Order Results by Count of Common Array Elements in PostgreSQL

arraypostgresql

Using Postgres 9.4, I'm interested in having an array of integers like user_ids_who_like and provide an array of users (like user_ids_i_am_following) to sort that intersection.

Something like:

select * 
from items 
where [there is an intersection between 
       user_ids_who_like with user_ids_i_am_following] 
order by intersection(user_ids_who_like).count

Is grouping and ordering by an array intersection possible?

Example data:

items
name          | user_ids_who_like
'birds'       | '{1,3,5,8}'
'planes'      | '{2,3,4,11}'
'spaceships'  | '{3,4,6}'

For a given user_ids_who_i_follow = [3,4,11], can I do something like:

select * from items
where <user_ids_who_like intersects with user_ids_who_i_follow>
order by <count of that intersection>

Desired result:

name          | user_ids_who_like  | count
'planes'      |  '{2,3,4,11}'      | 3
'spaceships'  |  '{3,4,6}'         | 2
'birds'       |  '{1,3,5,8}'       | 1

One possibility seems to be something like this:

select id, user_ids_who_like, (user_ids_who_like & '{514, 515}'::int[]) as jt  
from queryables 
where user_ids_who_like && '{514, 515}' 
order by icount(user_ids_who_like & '{514, 515}'::int[]) desc;

But I can't tell if this style (using the intarray extension rather than native array functions and operators) is outdated; any feedback from more sophisticated users here? It's not clear to me how to do the intersection of two arrays using the methods and operators.

Best Answer

With tools of the basic Postgres installation only, you might unnest() and count in a LATERAL subquery:

SELECT i.name, i.user_ids_who_like, x.ct
FROM   items i
     , LATERAL (
   SELECT count(*) AS ct
   FROM   unnest(i.user_ids_who_like) uid
   WHERE  uid = ANY('{3,4,11}'::int[])
   ) x
ORDER  BY x.ct DESC;  -- add PK as tiebreaker for stable sort order

We don't need a LEFT JOIN to preserve rows without match because count() always returns a row - 0 for "no match".

intarray

Assuming integer arrays without NULL values or duplicates, the intersection operator & of the intarray module would be much simpler:

SELECT name, user_ids_who_like
     , array_length(user_ids_who_like & '{3,4,11}', 1) AS ct
FROM   items
ORDER  BY 3 DESC NULLS LAST;

I added NULLS LAST to sort empty arrays last - after the reminder from your later question:

Install intarray once per database for this.

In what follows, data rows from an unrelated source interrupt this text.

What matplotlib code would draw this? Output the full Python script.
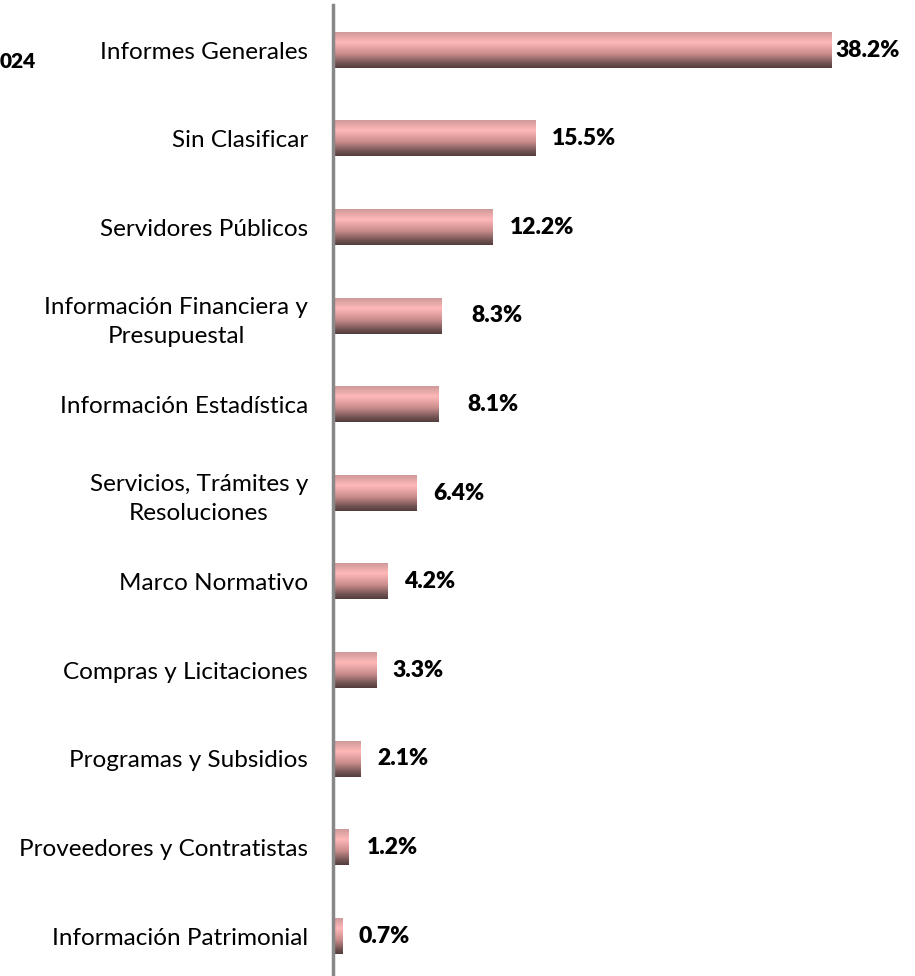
import numpy as np
import matplotlib.pyplot as plt
from matplotlib.colors import LinearSegmentedColormap

categories = [
    "Informes Generales",
    "Sin Clasificar",
    "Servidores Públicos",
    "Información Financiera y\nPresupuestal",
    "Información Estadística",
    "Servicios, Trámites y\nResoluciones",
    "Marco Normativo",
    "Compras y Licitaciones",
    "Programas y Subsidios",
    "Proveedores y Contratistas",
    "Información Patrimonial",
]
values = [38.2, 15.5, 12.2, 8.3, 8.1, 6.4, 4.2, 3.3, 2.1, 1.2, 0.7]
# label nudges (points) to the right of each bar end
label_offsets = [3, 12, 13, 22, 21, 12, 12, 12, 12, 13, 12]

plt.rcParams["font.family"] = ["Lato", "DejaVu Sans"]

fig = plt.figure(figsize=(9.15, 9.76), dpi=100)
ax = fig.add_axes([333 / 915, 0.0, 1 - 333 / 915, 1 - 5 / 976])

# vertical gradient used for the cylinder-look bars
bar_cmap = LinearSegmentedColormap.from_list(
    "bar",
    [(0.0, "#d09a9a"), (0.28, "#ffb8b8"), (0.6, "#cc8d8d"), (0.88, "#705252"), (1.0, "#553c3c")],
)
grad = np.linspace(0, 1, 64).reshape(-1, 1)

h = 0.4
for i, v in enumerate(values):
    ax.imshow(grad, cmap=bar_cmap, aspect="auto", extent=(0, v, i + h / 2, i - h / 2),
              interpolation="bilinear", zorder=2)
    ax.annotate(f"{v:.1f}%", xy=(v, i), xytext=(label_offsets[i], 0), textcoords="offset points",
                va="center", ha="left", fontsize=16.5, fontweight="heavy", color="black")

ax.set_xlim(0, 44.6)
ax.set_ylim(len(values) - 1 + 0.45, -0.51)

ax.set_yticks(range(len(categories)))
ax.set_yticklabels(categories, fontsize=17.5, multialignment="center", linespacing=1.45)
ax.tick_params(axis="y", length=0, pad=18)
ax.set_xticks([])

for s in ["top", "right", "bottom"]:
    ax.spines[s].set_visible(False)
ax.spines["left"].set_color("#888888")
ax.spines["left"].set_linewidth(2.5)

fig.text(0.0, 1 - 62 / 976, "024", ha="left", va="center", fontsize=15, fontweight="heavy")

fig.savefig("out.png", dpi=100)
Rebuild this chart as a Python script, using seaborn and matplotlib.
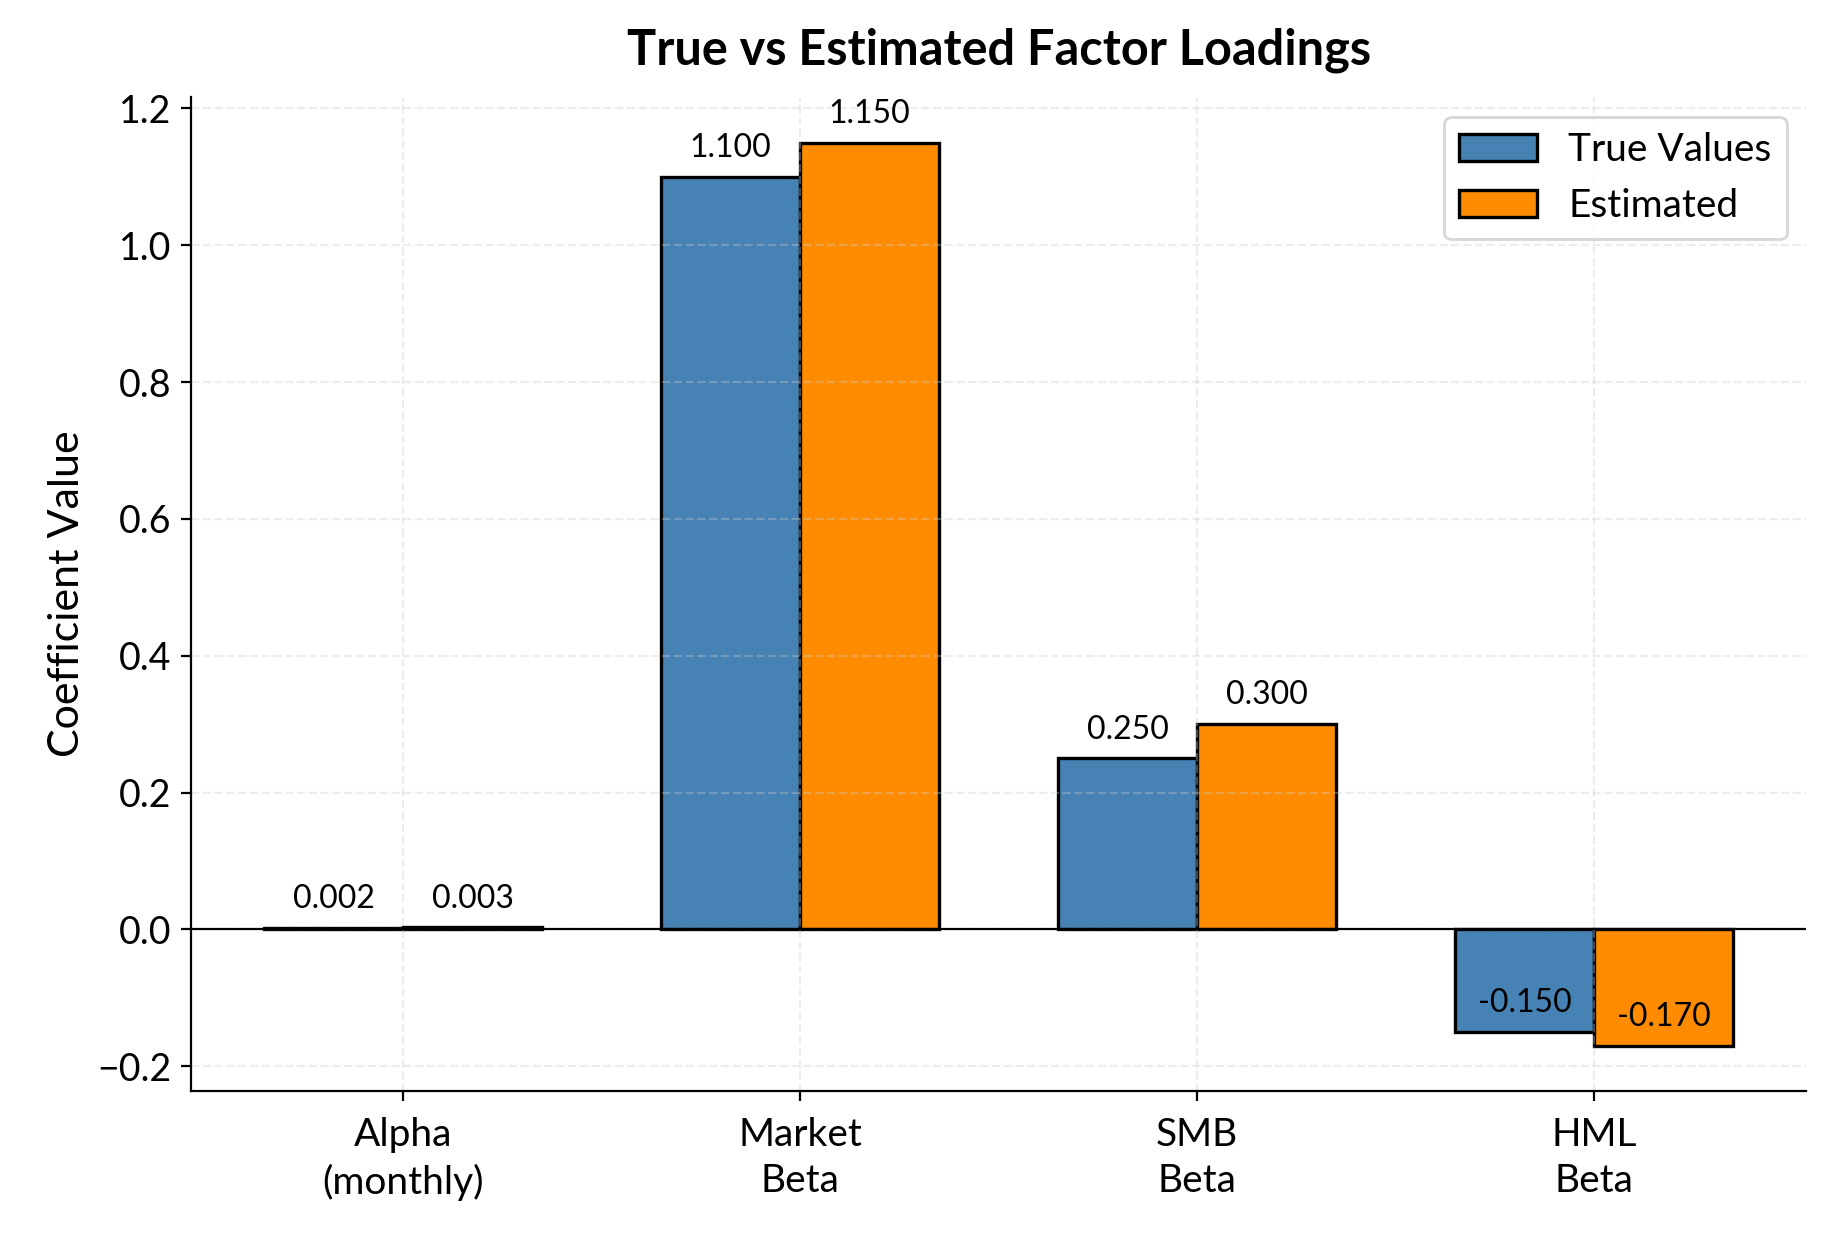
import numpy as np
import pandas as pd
import matplotlib
matplotlib.use('Agg')
import matplotlib.pyplot as plt
import seaborn as sns

factors = ['Alpha\n(monthly)', 'Market\nBeta', 'SMB\nBeta', 'HML\nBeta']
true_values = [0.002, 1.10, 0.25, -0.15]
estimated = [0.003, 1.15, 0.30, -0.17]
series_names = ['True Values', 'Estimated']
colors = ['steelblue', 'darkorange']

df = pd.DataFrame({
    'factor': factors * 2,
    'value': true_values + estimated,
    'type': [series_names[0]] * len(factors) + [series_names[1]] * len(factors),
})

sns.set_style('ticks')
plt.rcParams['font.family'] = ['Lato', 'DejaVu Sans']
plt.rcParams['axes.axisbelow'] = 'line'
for k in ['text.color', 'axes.labelcolor', 'xtick.color', 'ytick.color', 'axes.edgecolor']:
    plt.rcParams[k] = 'black'

fig, ax = plt.subplots(figsize=(9.17, 6.17), dpi=200)
fig.subplots_adjust(left=0.104, right=0.985, top=0.921, bottom=0.116)

sns.barplot(data=df, x='factor', y='value', hue='type', palette=colors,
            saturation=1, edgecolor='black', linewidth=1.2, width=0.7, ax=ax)

# value labels
for cont in ax.containers:
    for bar in cont:
        h = bar.get_height()
        ax.text(bar.get_x() + bar.get_width() / 2, h + 0.02, f'{h:.3f}',
                ha='center', va='bottom', fontsize=11.5)

ax.axhline(0, color='black', linewidth=0.8)
ax.set_xlim(-0.535, len(factors) - 0.465)
ax.margins(y=0.05)
ax.grid(True, linestyle='--', alpha=0.35)
ax.set_xlabel('')
ax.set_ylabel('Coefficient Value', fontsize=15.5)
ax.set_title('True vs Estimated Factor Loadings', fontsize=17.5, fontweight='bold', pad=12)
ax.tick_params(axis='x', labelsize=14, pad=6)
ax.tick_params(axis='y', labelsize=13.5)
for lbl in ax.get_xticklabels():
    lbl.set_linespacing(1.35)
sns.despine(ax=ax)
sns.move_legend(ax, 'upper right', title=None, fontsize=14, frameon=True)

fig.savefig('out.png', dpi=200)
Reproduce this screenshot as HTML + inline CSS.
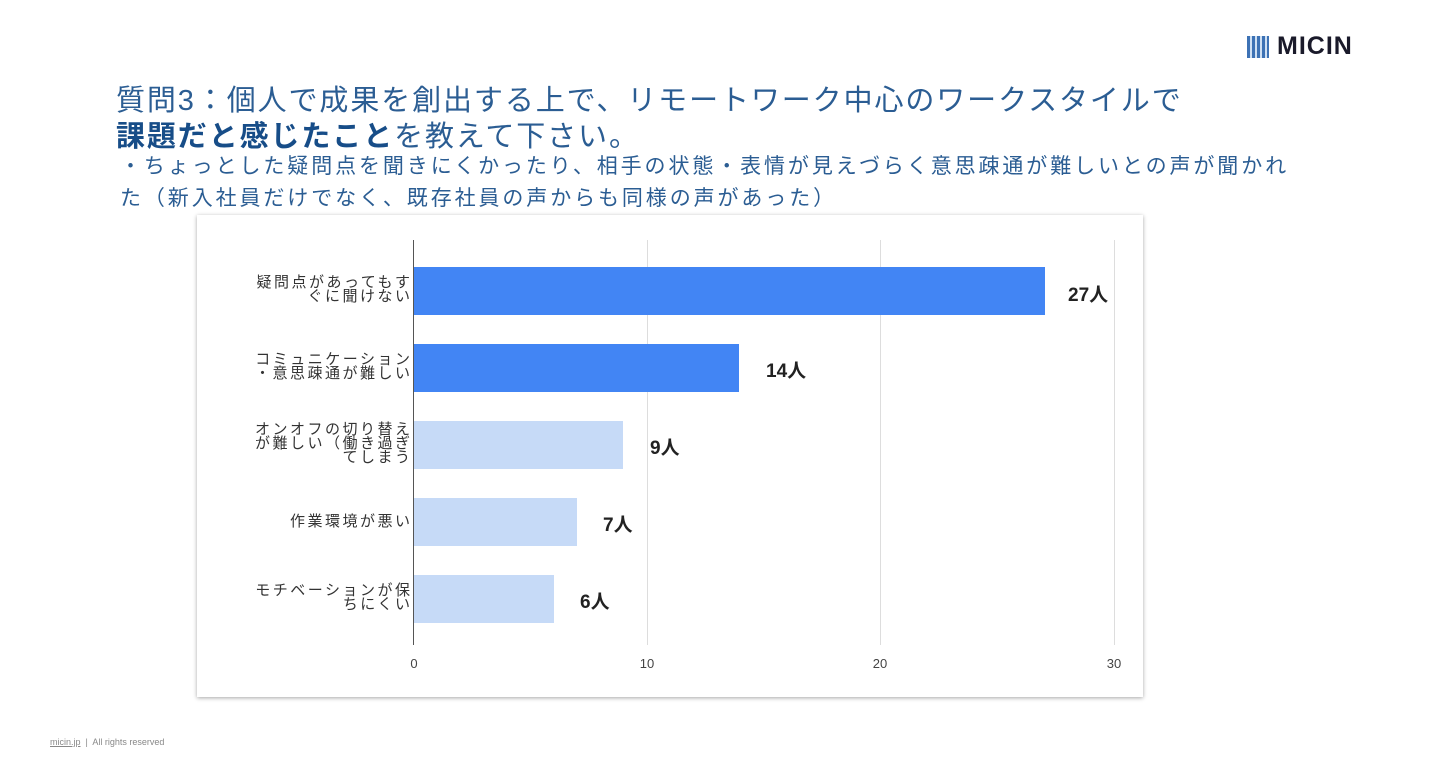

Use the overlap opertaor && in the WHERE clause to rule out rows without any overlap:

SELECT ...
FROM   ...
WHERE user_ids_who_like && '{3,4,11}'
ORDER  BY ...

Why? Per documentation:

intarray provides index support for the &&, @>, <@, and @@ operators, as well as regular array equality.

Applies to standard array operators in a similar fashion. Details:


Alternatively and more radically, a normalized schema with a separate table instead of the array column user_ids_who_like would occupy more disk space, but offer simple solutions with plain btree indexes for these problems.